Friday, May. 16, 1969

Bums or Bunyans

THE GUNFIGHTER by Joseph G. Rosa. 229 pages. University of Oklahoma Press. $5.95.

The strong, silent stereotype of the Western gunfighter has been shot full of holes by a hard-eyed generation of frontier historians. To hear the debunkers tell it, the fastest guns in the West were for the most part dirty, drunken, vicious, stupid, syphilitic delinquents who seldom drew anything more dangerous than a one-eyed jack, and hardly had the cojones to face a tranquilized prairie dog in a fair fight.

To hear Author Joseph G. Rosa tell it, though, the debunkers have gone too far. A Western buff who lives in England, Rosa has written a well-informed and lively book that tries to make a balanced revaluation of the six-gunslinger in the making of America. Rosa ends by according him a special status, halfway between John Bunyan and outright bum, as a marked-down culture hero who created for his epic era a flawed but salient image of the male.

Given the violence of the age, says Rosa, the "gunfighter" was largely created through the mechanical ingenuity of one man: Samuel Colt. By 1861, there were nine main varieties of Colt revolvers (mostly known as "Peacemakers" or "hog-legs") in use on the frontier. They constituted the most dramatic revolution in sheer firepower since the invention of the musket. Colt revolvers were fast and reliable. In superior hands they could regularly hit a five-inch circle at 50 yards. At 100 yards, the Peacemaker could drive a bullet more than three inches into a pine plank. With such a weapon a skilled "shootist" became the most deadly single engine of extermination that the U.S. had seen until then.

Fortunately, real shooting skill was not a prominent characteristic of Western gunslingers. They were, as Fred Allen once remarked, only "half-fast on the draw" and far too quick on the trigger--an occupational affliction that the Rosa book implies was really an affliction of character. The Western gunfighters apparently had magnificent courage--and galloping neuroses.

Panic was their principal symptom. It is not hard to see why. In the wolf-pack society of the cattle and mining towns where most of the man-killers hung their Stetsons, the gunfighter was top dog and therefore fair game for every pup that put metal on his leg. Inevitably, the hot shots became permanently over-adrenalized. In addition to a brace of hog-legs, anxious brawlers carried as many as four "stingy guns" concealed in their clothing.

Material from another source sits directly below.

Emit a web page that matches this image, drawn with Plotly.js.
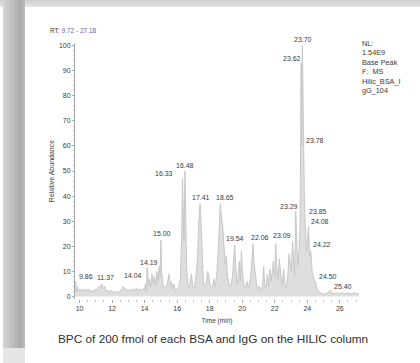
<!DOCTYPE html>
<html>
<head>
<meta charset="utf-8">
<script src="https://cdn.plot.ly/plotly-3.0.1.min.js"></script>
<style>
  html, body { margin: 0; padding: 0; width: 420px; height: 363px; overflow: hidden; background: #ffffff; }
  #frameTop { position: absolute; left: 0; top: 0; width: 420px; height: 7px;
    background: linear-gradient(to bottom, #cfcfcf, #e4e4e4); }
  #frameLeft { position: absolute; left: 3px; top: 0; width: 22px; height: 348px;
    background: linear-gradient(to right, #d4d4d4 0%, #c0c0c0 40%, #a9a9a9 80%, #bdbdbd 100%); }
  #frameLeftLow { position: absolute; left: 3px; top: 348px; width: 22px; height: 15px; background: #e6e6e6; }
  #chart { position: absolute; left: 0; top: 0; width: 420px; height: 363px; }
</style>
</head>
<body>
<div id="frameTop"></div>
<div id="frameLeft"></div>
<div id="frameLeftLow"></div>
<div id="chart"></div>
<script>
// Base peak chromatogram: [retention time (min), relative abundance (%)]
const bpcPoints = [
  [9.72,3],[9.76,6],[9.80,2],[9.86,4],[9.92,2],[10.0,3],[10.1,2],[10.2,3],[10.3,2],[10.4,3],
  [10.5,2],[10.6,3],[10.7,1.5],[10.8,2.5],[10.9,2],[11.0,3],[11.1,2.5],[11.2,4],[11.3,3.5],[11.37,5],
  [11.45,3],[11.55,4],[11.65,2],[11.75,2.5],[11.85,1.5],[11.95,2.5],[12.05,1.5],[12.15,2],[12.3,1.5],[12.45,2],
  [12.6,3],[12.7,4],[12.8,2.5],[12.9,3],[13.0,2],[13.1,3],[13.2,2],[13.3,3],[13.4,2.5],[13.5,3.5],
  [13.6,2],[13.7,3],[13.8,2.5],[13.9,3],[14.0,3],[14.04,5],[14.1,2],[14.15,11.5],[14.19,10],[14.25,4],
  [14.3,7],[14.38,4],[14.45,9],[14.52,5],[14.6,8],[14.68,4],[14.75,10],[14.82,6],[14.9,12],[14.95,8],
  [15.0,22.5],[15.05,10],[15.12,5],[15.2,3],[15.3,4],[15.4,5],[15.5,9],[15.58,4],[15.65,6],[15.72,3],
  [15.8,5],[15.9,2],[16.0,3],[16.1,4],[16.2,7],[16.28,25],[16.33,47],[16.38,30],[16.42,22],[16.48,50],
  [16.53,30],[16.58,12],[16.65,5],[16.72,3],[16.8,6],[16.88,9],[16.95,4],[17.05,3],[17.15,8],[17.25,15],
  [17.33,30],[17.41,37],[17.48,28],[17.55,12],[17.62,5],[17.7,4],[17.8,6],[17.88,10],[17.95,7],[18.05,4],
  [18.15,3],[18.25,7],[18.35,4],[18.45,10],[18.55,22],[18.65,37],[18.72,32],[18.8,28],[18.88,20],[18.95,13],
  [19.02,16],[19.1,8],[19.2,5],[19.3,4],[19.4,8],[19.47,17],[19.54,20.5],[19.6,12],[19.68,5],[19.75,8],
  [19.82,14],[19.88,6],[19.95,18],[20.02,9],[20.1,5],[20.2,3],[20.3,6],[20.38,3],[20.45,5],[20.52,8],
  [20.6,15],[20.66,21],[20.72,14],[20.8,8],[20.88,5],[20.95,3],[21.05,4],[21.15,2],[21.25,4],[21.32,12],
  [21.38,5],[21.45,3],[21.55,9],[21.62,4],[21.7,11],[21.78,6],[21.85,10],[21.92,14],[22.0,8],[22.06,21],
  [22.12,12],[22.2,7],[22.28,15],[22.36,8],[22.45,4],[22.55,11],[22.62,5],[22.7,3],[22.8,8],[22.88,17],
  [22.95,12],[23.02,10],[23.09,22],[23.15,14],[23.22,8],[23.29,34],[23.35,22],[23.42,12],[23.5,18],[23.56,30],
  [23.62,93],[23.65,60],[23.70,100],[23.74,70],[23.78,59],[23.82,40],[23.85,32],[23.9,24],[23.95,18],[24.0,22],
  [24.08,28],[24.14,16],[24.22,18],[24.3,10],[24.38,8],[24.45,6],[24.5,6],[24.6,3],[24.7,2],[24.8,1.5],
  [24.95,1],[25.1,1],[25.25,1.5],[25.4,2.5],[25.5,1.5],[25.65,1],[25.8,1.5],[25.95,1],[26.1,1.5],[26.3,1],
  [26.5,1.5],[26.7,1],[26.9,1.5],[27.18,1]
];

// Peak labels: text, label x (min), label y (%)
const peakLabelText = ["9.86","11.37","14.04","14.19","15.00","16.33","16.48","17.41","18.65","19.54",
  "22.06","23.09","23.29","23.62","23.70","23.78","23.85","24.08","24.22","24.50","25.40"];
const peakLabelX = [10.37,11.6,13.28,14.25,15.07,15.17,16.5,17.49,18.92,19.58,
  21.08,22.47,22.88,23.03,23.74,24.5,24.67,24.77,24.93,25.28,26.2];
const peakLabelY = [8,7.7,8.4,13.7,25,49,52,39.5,39.5,23,
  23.6,24.5,36,95,100,62,34,30,20.6,8,4];

const xTicks = [10,12,14,16,18,20,22,24,26];
const yTicks = [0,10,20,30,40,50,60,70,80,90,100];
const infoLines = ["NL:","1.54E9","Base Peak","F:  MS","Hilic_BSA_I","gG_104"];

const font = "Liberation Sans, Arial, sans-serif";

const trace = {
  x: bpcPoints.map(p => p[0]),
  y: bpcPoints.map(p => p[1]),
  type: "scatter",
  mode: "lines",
  fill: "tozeroy",
  fillcolor: "#dedede",
  line: { color: "#c8c8c8", width: 1 },
  hoverinfo: "skip"
};

const annotations = peakLabelText.map((t, i) => ({
  text: t, x: peakLabelX[i], y: peakLabelY[i], xref: "x", yref: "y",
  yshift: t === "23.70" ? 6 : 0,
  showarrow: false, font: { family: font, size: 7, color: "#3a3a3a" }
}));

annotations.push({
  text: 'RT: <span style="color:#5b63b5">9.72 - 27.18</span>',
  xref: "paper", yref: "paper", x: -0.095, y: 1.05, xanchor: "left", yanchor: "middle",
  showarrow: false, font: { family: font, size: 6.5, color: "#3a3a3a" }
});
annotations.push({
  text: infoLines.join("<br>"),
  xref: "paper", yref: "paper", x: 1.003, y: 1.022, xanchor: "left", yanchor: "top", align: "left",
  showarrow: false, font: { family: font, size: 7.3, color: "#3a3a3a" }
});
annotations.push({
  text: "BPC of 200 fmol of each BSA and IgG on the HILIC column",
  xref: "paper", yref: "paper", x: 0.5, y: -0.147, xanchor: "center", yanchor: "middle",
  xshift: -4, yshift: -2, showarrow: false, font: { family: font, size: 11.8, color: "#2f2f2f" }
});

const layout = {
  width: 420, height: 363,
  margin: { l: 75, r: 61, t: 43, b: 64 },
  paper_bgcolor: "rgba(0,0,0,0)",
  plot_bgcolor: "rgba(0,0,0,0)",
  showlegend: false,
  xaxis: {
    range: [9.72, 27.18], tickvals: xTicks, ticktext: xTicks.map(String),
    showgrid: false, zeroline: false, showline: false,
    ticks: "outside", ticklen: 3, tickcolor: "#aaaaaa",
    tickfont: { family: font, size: 7, color: "#3a3a3a" },
    title: { text: "Time (min)", font: { family: font, size: 6.5, color: "#3a3a3a" }, standoff: 7 },
    minor: { dtick: 0.5, ticks: "outside", ticklen: 1.5, tickcolor: "#c4c4c4" }
  },
  yaxis: {
    range: [-1, 101], tickvals: yTicks, ticktext: yTicks.map(String),
    showgrid: false, zeroline: false, showline: true, linecolor: "#aaaaaa", linewidth: 1,
    ticks: "outside", ticklen: 2, tickcolor: "#aaaaaa",
    tickfont: { family: font, size: 7, color: "#3a3a3a" },
    title: { text: "Relative Abundance", font: { family: font, size: 7, color: "#3a3a3a" }, standoff: 3 },
    minor: { dtick: 2, ticks: "outside", ticklen: 1.5, tickcolor: "#c4c4c4" }
  },
  annotations: annotations
};

Plotly.newPlot("chart", [trace], layout, { displayModeBar: false, staticPlot: true });
</script>
</body>
</html>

Even the great Wyatt Earp grew so tense, one story goes, that his bowels refused to move properly for a year while he was Marshal of Tombstone. At the climax of one showdown, Wild Bill Hickok, the iciest killer of them all, got so rattled that he shot to death a deputy who was rushing to his rescue.

For such strain, there had to be compensations. Most of the great gunfighters knocked back a mort of whisky, most of it "of a quality that would make a rabbit fight a bulldog." They also sought peace in the company of the "soiled doves" that flocked West after the Civil War. All too often, the doves turned out to be harpies. Rosa reports an episode in which a prostitute knelt and screamed cock-a-doodle-doo as she splashed happily in the hot blood of a stranger who had just been ventilated. As for Calamity Jane, Wild Bill's putative paramour, she was once thrown out of a bordello "for being a low influence on the inmates." Money was a more reliable consolation. Apparently, most famous gunfighters, no matter which side of the law they were on, would do almost anything to get it. The James boys and the Younger brothers knocked over banks and trains; the Earps and the Hickoks put the squeeze on local entrepreneurs.

To die with his boots on was about the best a gunfighter could hope for in the end. If he died on the gallows, the amateur hangmen were apt to miscalculate the drop; at least once, the force of the fall tore the victim's head off his body. If a corpse were not carefully guarded, it could wind up in the hands of the souvenir hunters, who had a nasty habit of flaying celebrities and preserving them for posterity. For example, Big Nose George Curry, who was done to death by a posse at Castle Gate, Utah, survived his execution in the form of a man-hide wallet.